> _Short problem_: Output the line that holds "Rebuild this chart", the line that holds "const yTicks = [0, 100, 200, 300, 400, 500, 600];", and every line between them, exactly, but none of the pictures.

----------

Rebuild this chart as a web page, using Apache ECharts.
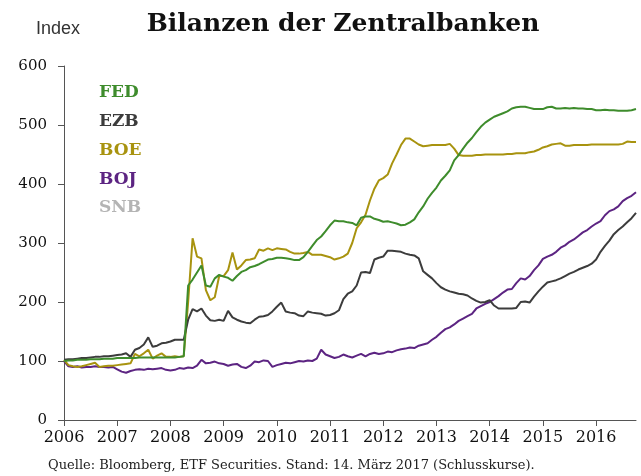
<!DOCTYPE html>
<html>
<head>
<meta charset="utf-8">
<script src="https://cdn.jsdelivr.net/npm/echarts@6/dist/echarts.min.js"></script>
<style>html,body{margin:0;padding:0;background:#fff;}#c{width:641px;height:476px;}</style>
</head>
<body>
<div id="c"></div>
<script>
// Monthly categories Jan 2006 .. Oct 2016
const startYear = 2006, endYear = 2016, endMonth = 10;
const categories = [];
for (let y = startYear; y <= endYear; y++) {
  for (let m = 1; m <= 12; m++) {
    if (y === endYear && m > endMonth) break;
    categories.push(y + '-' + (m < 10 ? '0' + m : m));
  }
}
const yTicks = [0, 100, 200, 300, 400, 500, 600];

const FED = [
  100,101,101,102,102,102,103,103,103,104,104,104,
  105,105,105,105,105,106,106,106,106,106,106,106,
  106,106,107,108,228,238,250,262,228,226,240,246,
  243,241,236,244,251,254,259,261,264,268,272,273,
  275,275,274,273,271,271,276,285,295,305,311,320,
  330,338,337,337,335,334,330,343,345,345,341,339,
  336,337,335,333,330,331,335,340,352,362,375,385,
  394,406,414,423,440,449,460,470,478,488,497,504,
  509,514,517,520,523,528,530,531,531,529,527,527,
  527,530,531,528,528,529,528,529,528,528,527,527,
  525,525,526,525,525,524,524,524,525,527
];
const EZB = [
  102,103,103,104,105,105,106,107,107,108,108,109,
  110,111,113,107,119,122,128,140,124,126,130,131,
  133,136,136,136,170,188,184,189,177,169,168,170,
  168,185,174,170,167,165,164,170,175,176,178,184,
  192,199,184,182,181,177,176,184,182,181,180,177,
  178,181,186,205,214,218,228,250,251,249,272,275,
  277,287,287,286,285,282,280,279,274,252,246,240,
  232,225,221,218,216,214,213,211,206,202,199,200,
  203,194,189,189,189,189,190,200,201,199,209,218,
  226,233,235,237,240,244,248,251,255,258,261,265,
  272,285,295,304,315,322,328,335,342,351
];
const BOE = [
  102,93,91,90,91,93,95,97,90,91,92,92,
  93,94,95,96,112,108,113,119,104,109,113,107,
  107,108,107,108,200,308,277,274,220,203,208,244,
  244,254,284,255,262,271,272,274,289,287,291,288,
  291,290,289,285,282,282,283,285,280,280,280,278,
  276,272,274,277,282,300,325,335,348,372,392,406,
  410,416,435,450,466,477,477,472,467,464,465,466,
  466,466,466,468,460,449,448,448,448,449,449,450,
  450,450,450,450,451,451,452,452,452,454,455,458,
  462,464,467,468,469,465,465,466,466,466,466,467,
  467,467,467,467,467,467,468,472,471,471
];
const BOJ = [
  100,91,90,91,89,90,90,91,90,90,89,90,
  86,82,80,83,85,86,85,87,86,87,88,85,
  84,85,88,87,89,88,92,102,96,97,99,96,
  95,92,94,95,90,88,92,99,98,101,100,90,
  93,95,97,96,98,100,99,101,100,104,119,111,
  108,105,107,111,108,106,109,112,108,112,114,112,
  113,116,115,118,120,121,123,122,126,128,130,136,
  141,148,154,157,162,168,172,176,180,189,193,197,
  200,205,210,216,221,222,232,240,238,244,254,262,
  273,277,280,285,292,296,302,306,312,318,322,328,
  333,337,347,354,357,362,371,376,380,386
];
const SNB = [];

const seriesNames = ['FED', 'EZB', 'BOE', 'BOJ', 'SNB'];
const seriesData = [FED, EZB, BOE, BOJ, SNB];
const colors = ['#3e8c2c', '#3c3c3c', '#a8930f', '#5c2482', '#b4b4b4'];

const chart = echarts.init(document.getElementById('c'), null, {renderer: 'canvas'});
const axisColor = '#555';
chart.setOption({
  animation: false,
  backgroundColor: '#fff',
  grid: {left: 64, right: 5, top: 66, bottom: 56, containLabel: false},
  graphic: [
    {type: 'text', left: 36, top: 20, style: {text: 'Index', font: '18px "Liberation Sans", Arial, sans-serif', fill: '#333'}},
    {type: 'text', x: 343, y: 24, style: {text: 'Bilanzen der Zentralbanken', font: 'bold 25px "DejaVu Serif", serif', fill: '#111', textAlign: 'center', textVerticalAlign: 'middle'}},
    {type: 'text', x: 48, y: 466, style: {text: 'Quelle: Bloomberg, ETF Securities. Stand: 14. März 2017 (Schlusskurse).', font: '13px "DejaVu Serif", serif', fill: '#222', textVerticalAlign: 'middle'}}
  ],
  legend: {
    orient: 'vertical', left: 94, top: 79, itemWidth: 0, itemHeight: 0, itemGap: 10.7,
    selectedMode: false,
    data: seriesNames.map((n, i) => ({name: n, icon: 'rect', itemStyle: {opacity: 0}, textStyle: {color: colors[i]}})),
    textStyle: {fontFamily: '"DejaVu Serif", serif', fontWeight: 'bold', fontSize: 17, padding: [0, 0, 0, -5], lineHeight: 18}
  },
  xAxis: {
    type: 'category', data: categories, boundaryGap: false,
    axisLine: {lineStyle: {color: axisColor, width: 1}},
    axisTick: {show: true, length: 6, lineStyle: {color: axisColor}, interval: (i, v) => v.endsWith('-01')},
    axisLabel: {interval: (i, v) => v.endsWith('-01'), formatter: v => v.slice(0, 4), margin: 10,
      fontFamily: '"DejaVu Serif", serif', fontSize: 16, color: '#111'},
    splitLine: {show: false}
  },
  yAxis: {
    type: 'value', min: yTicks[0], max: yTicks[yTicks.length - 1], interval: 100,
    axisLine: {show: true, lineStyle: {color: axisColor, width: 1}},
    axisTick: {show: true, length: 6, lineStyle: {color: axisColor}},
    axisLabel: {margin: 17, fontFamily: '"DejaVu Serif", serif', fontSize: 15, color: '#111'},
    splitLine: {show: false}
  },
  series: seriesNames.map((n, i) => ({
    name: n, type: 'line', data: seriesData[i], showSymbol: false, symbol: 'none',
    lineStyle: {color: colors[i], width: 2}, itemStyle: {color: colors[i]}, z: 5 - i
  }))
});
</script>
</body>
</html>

----------

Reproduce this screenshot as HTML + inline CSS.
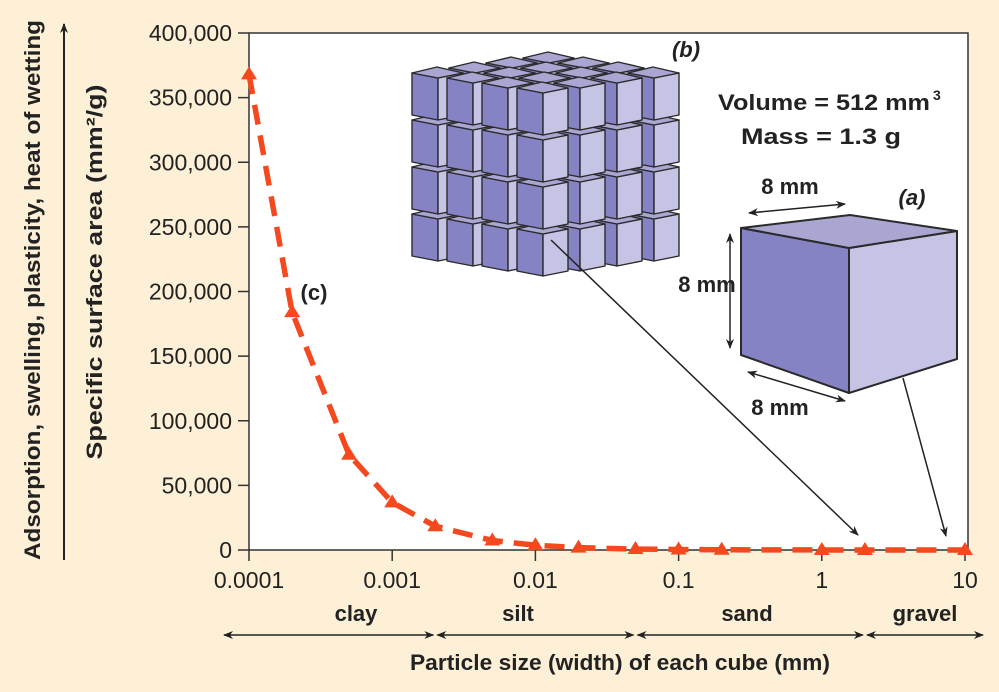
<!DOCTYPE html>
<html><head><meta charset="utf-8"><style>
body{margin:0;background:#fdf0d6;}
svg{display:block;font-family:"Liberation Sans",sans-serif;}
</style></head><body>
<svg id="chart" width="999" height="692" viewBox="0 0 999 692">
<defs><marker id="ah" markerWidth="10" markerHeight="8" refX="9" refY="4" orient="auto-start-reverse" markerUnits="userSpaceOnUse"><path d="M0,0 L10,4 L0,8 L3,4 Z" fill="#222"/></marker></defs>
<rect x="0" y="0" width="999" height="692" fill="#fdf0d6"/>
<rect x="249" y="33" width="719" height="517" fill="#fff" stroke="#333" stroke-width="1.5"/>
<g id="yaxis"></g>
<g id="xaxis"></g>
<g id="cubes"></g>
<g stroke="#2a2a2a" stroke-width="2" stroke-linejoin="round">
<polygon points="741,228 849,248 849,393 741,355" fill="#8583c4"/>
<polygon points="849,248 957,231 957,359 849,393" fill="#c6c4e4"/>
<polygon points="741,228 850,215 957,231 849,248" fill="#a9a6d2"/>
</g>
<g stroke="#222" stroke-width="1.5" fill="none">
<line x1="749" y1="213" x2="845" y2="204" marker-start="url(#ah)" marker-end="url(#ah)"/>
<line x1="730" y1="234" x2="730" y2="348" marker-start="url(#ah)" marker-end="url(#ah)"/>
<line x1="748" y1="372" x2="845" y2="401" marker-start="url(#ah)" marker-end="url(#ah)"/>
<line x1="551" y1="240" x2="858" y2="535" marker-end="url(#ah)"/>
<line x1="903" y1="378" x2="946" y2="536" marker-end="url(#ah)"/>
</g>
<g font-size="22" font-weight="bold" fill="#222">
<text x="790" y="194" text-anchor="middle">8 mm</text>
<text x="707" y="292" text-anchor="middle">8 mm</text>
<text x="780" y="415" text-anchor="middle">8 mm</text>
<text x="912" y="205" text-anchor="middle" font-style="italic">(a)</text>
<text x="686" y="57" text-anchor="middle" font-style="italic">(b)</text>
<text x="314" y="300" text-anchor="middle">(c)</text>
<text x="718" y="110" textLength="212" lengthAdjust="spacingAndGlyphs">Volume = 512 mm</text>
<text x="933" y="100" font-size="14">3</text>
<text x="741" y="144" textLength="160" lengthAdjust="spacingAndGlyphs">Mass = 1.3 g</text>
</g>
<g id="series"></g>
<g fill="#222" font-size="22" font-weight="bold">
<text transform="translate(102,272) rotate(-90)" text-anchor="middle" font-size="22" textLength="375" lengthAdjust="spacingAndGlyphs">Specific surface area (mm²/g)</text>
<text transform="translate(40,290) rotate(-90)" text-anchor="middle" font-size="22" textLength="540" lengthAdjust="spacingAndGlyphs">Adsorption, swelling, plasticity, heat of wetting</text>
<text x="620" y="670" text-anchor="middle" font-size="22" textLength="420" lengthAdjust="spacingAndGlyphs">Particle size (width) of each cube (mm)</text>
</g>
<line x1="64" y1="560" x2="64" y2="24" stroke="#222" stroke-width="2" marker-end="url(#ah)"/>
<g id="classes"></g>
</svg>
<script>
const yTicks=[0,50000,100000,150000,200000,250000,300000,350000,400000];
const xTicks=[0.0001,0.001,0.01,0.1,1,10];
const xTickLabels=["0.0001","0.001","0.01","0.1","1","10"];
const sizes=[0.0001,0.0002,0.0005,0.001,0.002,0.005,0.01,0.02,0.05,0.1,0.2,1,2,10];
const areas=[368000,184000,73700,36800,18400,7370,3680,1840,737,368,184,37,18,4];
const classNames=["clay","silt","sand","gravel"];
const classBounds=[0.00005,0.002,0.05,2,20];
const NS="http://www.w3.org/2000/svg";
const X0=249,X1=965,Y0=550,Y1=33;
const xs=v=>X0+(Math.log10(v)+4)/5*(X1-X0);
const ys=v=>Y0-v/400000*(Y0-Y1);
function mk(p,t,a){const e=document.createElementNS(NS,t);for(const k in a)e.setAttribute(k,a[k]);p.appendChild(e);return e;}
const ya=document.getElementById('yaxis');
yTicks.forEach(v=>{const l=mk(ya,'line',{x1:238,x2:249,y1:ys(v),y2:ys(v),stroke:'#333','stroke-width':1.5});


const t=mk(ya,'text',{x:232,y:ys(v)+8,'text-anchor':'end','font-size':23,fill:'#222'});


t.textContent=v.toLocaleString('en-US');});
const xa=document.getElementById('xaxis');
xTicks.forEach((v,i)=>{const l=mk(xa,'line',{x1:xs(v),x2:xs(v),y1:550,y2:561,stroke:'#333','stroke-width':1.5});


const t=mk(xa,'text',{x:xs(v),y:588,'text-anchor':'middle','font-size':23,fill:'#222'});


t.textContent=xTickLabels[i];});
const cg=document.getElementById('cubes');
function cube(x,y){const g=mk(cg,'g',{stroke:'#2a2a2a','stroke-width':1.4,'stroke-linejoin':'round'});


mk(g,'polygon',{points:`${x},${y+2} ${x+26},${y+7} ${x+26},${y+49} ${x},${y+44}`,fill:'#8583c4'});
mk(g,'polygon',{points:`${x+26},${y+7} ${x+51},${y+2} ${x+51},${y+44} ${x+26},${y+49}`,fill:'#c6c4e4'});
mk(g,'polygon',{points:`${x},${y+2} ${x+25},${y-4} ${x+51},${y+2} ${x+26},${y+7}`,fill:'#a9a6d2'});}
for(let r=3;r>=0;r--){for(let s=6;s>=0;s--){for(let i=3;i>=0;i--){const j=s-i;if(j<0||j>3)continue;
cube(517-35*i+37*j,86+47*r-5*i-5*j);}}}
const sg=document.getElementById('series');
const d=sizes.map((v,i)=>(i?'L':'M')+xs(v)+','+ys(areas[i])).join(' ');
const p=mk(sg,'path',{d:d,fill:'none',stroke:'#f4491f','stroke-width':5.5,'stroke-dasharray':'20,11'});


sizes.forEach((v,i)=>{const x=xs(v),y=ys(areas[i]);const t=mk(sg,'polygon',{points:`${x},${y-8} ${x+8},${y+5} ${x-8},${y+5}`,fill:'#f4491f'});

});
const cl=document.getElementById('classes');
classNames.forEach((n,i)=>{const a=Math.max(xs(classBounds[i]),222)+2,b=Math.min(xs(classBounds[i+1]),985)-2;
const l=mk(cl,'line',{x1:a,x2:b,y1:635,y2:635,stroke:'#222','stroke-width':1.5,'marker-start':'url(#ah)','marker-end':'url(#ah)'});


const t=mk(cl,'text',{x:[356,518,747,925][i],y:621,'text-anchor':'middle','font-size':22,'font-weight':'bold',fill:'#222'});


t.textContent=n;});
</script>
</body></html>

----------

> _Task solution_:
Rebuild this chart as a web page, using Apache ECharts.
<!DOCTYPE html>
<html>
<head>
<meta charset="utf-8">
<script src="https://cdn.jsdelivr.net/npm/echarts@6/dist/echarts.min.js"></script>
<style>html,body{margin:0;padding:0;background:#fff;}#c{width:641px;height:476px;}</style>
</head>
<body>
<div id="c"></div>
<script>
// Monthly categories Jan 2006 .. Oct 2016
const startYear = 2006, endYear = 2016, endMonth = 10;
const categories = [];
for (let y = startYear; y <= endYear; y++) {
  for (let m = 1; m <= 12; m++) {
    if (y === endYear && m > endMonth) break;
    categories.push(y + '-' + (m < 10 ? '0' + m : m));
  }
}
const yTicks = [0, 100, 200, 300, 400, 500, 600];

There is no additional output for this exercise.